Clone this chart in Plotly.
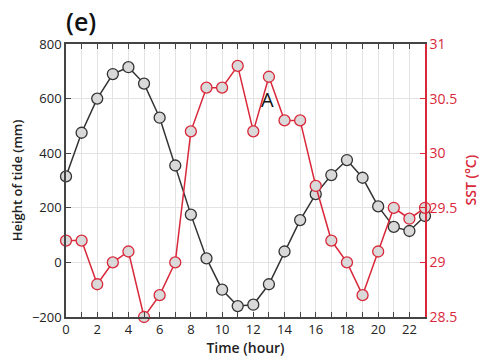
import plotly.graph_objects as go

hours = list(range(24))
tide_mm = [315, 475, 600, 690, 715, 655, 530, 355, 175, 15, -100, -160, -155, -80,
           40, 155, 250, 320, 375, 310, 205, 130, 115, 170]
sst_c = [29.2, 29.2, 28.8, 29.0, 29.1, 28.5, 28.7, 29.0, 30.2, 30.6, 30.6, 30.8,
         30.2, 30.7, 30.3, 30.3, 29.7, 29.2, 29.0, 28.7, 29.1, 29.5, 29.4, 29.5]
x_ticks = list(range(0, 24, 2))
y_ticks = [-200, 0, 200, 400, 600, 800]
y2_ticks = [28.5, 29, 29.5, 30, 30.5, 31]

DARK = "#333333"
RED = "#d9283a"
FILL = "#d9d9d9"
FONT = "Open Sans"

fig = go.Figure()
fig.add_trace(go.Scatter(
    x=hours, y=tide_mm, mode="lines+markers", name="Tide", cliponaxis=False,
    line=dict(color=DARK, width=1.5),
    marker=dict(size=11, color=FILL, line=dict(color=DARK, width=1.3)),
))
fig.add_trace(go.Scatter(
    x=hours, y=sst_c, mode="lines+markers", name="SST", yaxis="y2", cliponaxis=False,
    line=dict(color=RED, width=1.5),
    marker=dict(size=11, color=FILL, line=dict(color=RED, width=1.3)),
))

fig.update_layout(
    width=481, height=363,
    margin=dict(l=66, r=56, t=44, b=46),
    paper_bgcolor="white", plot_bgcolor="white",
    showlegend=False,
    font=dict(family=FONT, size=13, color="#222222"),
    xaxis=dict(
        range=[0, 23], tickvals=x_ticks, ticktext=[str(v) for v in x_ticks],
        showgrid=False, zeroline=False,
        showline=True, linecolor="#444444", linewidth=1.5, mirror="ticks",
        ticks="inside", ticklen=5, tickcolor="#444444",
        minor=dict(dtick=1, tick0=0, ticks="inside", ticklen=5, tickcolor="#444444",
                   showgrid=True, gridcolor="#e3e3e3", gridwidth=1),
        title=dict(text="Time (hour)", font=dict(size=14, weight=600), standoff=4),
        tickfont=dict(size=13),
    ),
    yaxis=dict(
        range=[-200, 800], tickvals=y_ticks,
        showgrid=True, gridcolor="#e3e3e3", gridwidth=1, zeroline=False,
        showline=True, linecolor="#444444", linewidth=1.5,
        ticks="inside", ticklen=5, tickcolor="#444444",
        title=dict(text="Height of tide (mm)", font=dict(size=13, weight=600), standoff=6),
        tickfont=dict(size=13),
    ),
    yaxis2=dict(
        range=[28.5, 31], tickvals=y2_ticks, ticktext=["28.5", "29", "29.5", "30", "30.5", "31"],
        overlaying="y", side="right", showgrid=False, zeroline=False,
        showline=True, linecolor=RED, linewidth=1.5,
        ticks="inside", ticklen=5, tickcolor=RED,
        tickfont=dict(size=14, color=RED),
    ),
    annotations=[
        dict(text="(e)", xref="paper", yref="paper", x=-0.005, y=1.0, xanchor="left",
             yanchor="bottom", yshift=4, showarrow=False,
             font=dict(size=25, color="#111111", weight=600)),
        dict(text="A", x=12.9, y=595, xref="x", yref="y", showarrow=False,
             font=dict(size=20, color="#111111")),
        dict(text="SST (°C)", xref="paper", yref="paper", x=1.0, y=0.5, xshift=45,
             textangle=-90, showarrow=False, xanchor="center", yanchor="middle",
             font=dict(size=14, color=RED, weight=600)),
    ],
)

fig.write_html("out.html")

· · ·

▶ **Directions for this task**: Output an exact copy of the material, with the pictures removed.

▶ **Result below**:
Clone this chart in Plotly.
import plotly.graph_objects as go

hours = list(range(24))
tide_mm = [315, 475, 600, 690, 715, 655, 530, 355, 175, 15, -100, -160, -155, -80,
           40, 155, 250, 320, 375, 310, 205, 130, 115, 170]
sst_c = [29.2, 29.2, 28.8, 29.0, 29.1, 28.5, 28.7, 29.0, 30.2, 30.6, 30.6, 30.8,
         30.2, 30.7, 30.3, 30.3, 29.7, 29.2, 29.0, 28.7, 29.1, 29.5, 29.4, 29.5]
x_ticks = list(range(0, 24, 2))
y_ticks = [-200, 0, 200, 400, 600, 800]
y2_ticks = [28.5, 29, 29.5, 30, 30.5, 31]

DARK = "#333333"
RED = "#d9283a"
FILL = "#d9d9d9"
FONT = "Open Sans"

fig = go.Figure()
fig.add_trace(go.Scatter(
    x=hours, y=tide_mm, mode="lines+markers", name="Tide", cliponaxis=False,
    line=dict(color=DARK, width=1.5),
    marker=dict(size=11, color=FILL, line=dict(color=DARK, width=1.3)),
))
fig.add_trace(go.Scatter(
    x=hours, y=sst_c, mode="lines+markers", name="SST", yaxis="y2", cliponaxis=False,
    line=dict(color=RED, width=1.5),
    marker=dict(size=11, color=FILL, line=dict(color=RED, width=1.3)),
))

fig.update_layout(
    width=481, height=363,
    margin=dict(l=66, r=56, t=44, b=46),
    paper_bgcolor="white", plot_bgcolor="white",
    showlegend=False,
    font=dict(family=FONT, size=13, color="#222222"),
    xaxis=dict(
        range=[0, 23], tickvals=x_ticks, ticktext=[str(v) for v in x_ticks],
        showgrid=False, zeroline=False,
        showline=True, linecolor="#444444", linewidth=1.5, mirror="ticks",
        ticks="inside", ticklen=5, tickcolor="#444444",
        minor=dict(dtick=1, tick0=0, ticks="inside", ticklen=5, tickcolor="#444444",
                   showgrid=True, gridcolor="#e3e3e3", gridwidth=1),
        title=dict(text="Time (hour)", font=dict(size=14, weight=600), standoff=4),
        tickfont=dict(size=13),
    ),
    yaxis=dict(
        range=[-200, 800], tickvals=y_ticks,
        showgrid=True, gridcolor="#e3e3e3", gridwidth=1, zeroline=False,
        showline=True, linecolor="#444444", linewidth=1.5,
        ticks="inside", ticklen=5, tickcolor="#444444",
        title=dict(text="Height of tide (mm)", font=dict(size=13, weight=600), standoff=6),
        tickfont=dict(size=13),
    ),
    yaxis2=dict(
        range=[28.5, 31], tickvals=y2_ticks, ticktext=["28.5", "29", "29.5", "30", "30.5", "31"],
        overlaying="y", side="right", showgrid=False, zeroline=False,
        showline=True, linecolor=RED, linewidth=1.5,
        ticks="inside", ticklen=5, tickcolor=RED,
        tickfont=dict(size=14, color=RED),
    ),
    annotations=[
        dict(text="(e)", xref="paper", yref="paper", x=-0.005, y=1.0, xanchor="left",
             yanchor="bottom", yshift=4, showarrow=False,
             font=dict(size=25, color="#111111", weight=600)),
        dict(text="A", x=12.9, y=595, xref="x", yref="y", showarrow=False,
             font=dict(size=20, color="#111111")),
        dict(text="SST (°C)", xref="paper", yref="paper", x=1.0, y=0.5, xshift=45,
             textangle=-90, showarrow=False, xanchor="center", yanchor="middle",
             font=dict(size=14, color=RED, weight=600)),
    ],
)

fig.write_html("out.html")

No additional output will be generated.